Thursday, 5 December 2019

A message for any time or place

There's something magnetic about John the Baptist. Based on his description in the Bible and the words he says there, we have a picture of someone smelly and dirty with wild unkept hair, dressed in animal skins. He came from the wilderness where he lived on locusts and honey. He seems to shout a lot, he’s frequently angry and is often critical of others. He demands repentance and, when he proclaims that the kingdom of God is near and that one mightier than he is coming, it sounds more like a warning than encouragement.  His description of that mightier one as someone who will separate the wheat from the chaff and bring unquenchable fire sounds more fearful than inspiring.

And yet, crowds come to hear him and be baptized by him and to follow him. People seemed to really be paying attention to him. Although, that ultimately lost him his head.

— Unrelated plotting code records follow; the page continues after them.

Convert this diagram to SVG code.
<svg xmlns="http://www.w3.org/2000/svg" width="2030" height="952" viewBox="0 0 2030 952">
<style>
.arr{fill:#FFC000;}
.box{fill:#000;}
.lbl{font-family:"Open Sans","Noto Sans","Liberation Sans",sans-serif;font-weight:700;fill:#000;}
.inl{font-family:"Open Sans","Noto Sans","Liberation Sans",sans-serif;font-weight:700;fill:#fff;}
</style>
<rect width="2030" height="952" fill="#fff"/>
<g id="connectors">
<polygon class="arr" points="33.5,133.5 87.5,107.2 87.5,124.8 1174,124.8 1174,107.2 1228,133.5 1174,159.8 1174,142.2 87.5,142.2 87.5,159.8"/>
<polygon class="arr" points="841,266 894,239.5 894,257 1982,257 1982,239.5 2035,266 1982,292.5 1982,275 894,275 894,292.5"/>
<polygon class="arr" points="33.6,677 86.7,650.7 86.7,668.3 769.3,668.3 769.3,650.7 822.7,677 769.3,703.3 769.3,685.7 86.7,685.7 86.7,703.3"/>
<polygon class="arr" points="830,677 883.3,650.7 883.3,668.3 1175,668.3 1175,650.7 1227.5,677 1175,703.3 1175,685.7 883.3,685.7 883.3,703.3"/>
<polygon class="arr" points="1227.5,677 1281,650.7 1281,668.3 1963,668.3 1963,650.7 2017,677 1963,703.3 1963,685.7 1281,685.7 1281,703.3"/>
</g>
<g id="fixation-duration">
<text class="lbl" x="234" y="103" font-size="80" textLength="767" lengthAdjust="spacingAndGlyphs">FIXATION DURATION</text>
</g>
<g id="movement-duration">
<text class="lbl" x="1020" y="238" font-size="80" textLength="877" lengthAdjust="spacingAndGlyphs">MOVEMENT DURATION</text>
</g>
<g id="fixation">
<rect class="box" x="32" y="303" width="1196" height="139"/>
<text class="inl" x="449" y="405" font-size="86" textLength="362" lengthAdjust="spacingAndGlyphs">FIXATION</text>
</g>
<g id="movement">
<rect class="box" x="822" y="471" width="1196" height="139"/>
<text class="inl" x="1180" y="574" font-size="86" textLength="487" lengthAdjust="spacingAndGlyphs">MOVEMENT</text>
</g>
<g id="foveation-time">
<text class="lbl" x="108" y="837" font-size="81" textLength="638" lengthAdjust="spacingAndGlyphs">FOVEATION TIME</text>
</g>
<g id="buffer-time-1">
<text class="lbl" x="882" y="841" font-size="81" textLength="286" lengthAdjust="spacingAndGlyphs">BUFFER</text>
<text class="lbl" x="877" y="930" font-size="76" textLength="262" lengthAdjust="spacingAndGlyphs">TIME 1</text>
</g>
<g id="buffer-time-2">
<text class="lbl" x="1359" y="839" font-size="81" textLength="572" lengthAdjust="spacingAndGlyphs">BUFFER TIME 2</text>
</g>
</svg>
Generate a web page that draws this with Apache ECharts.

Still, I was thinking that I'd change my style and start preaching like John the Baptist. I won't bathe, I'll grow my hair out (what's left of it) and I'll wear animal skins. And I'll yell at people a lot, maybe even call them "a brood of vipers" (Matthew 3:7), and threaten them with judgement and unquenchable fire. I'll pass on the bug eating, that would be gross, but I do like honey. I could probably get my own TV show.

Or be put away.

The thing is, look past the presentation and consider why people listened to John. Because that’s our dilemma of discernment: did people listen because John preached fear or because John preached truth? Many "preachers" today present us with that same dilemma, minus the crazy behaviour and animal skins. Mostly. The yelling is often still there.

How do you hear John's message? Is it that we should repent and turn to a new way because that way is true or that we should repent and turn to a new way … or else?  Is it fear of what could be coming our way or an earthy way to the truth?

I think John had truth and sincerity on his side. His call to repentance and his announcement that something’s coming rang true with people. That's why we hear it in Advent more than other times during the year.

John may easily appear to us as a man "out of time and place,” both by his appearance and by putting him in the weeks leading to Jesus' birth. After all, they were cousins and born months apart. But the words of the adult John calling people to repentance are equally important to the birth of Jesus as they are to his adult ministry.

To repent doesn't mean "sorry," it means to turn away, to make a change, a sea-change of spirit. An old anglican prayer has the best description of repentance as "to turn from your wickedness and live."  This Advent season, John steps out of the wilderness to shout at us, calling us to turn aside and come to Bethlehem, to turn from what keeps us from God and discover that God came to us in a distant Christmas past, is coming to us now and will come again, as Jesus promised, in the future. 

Far from "out of time," John's message of repentance is for all time.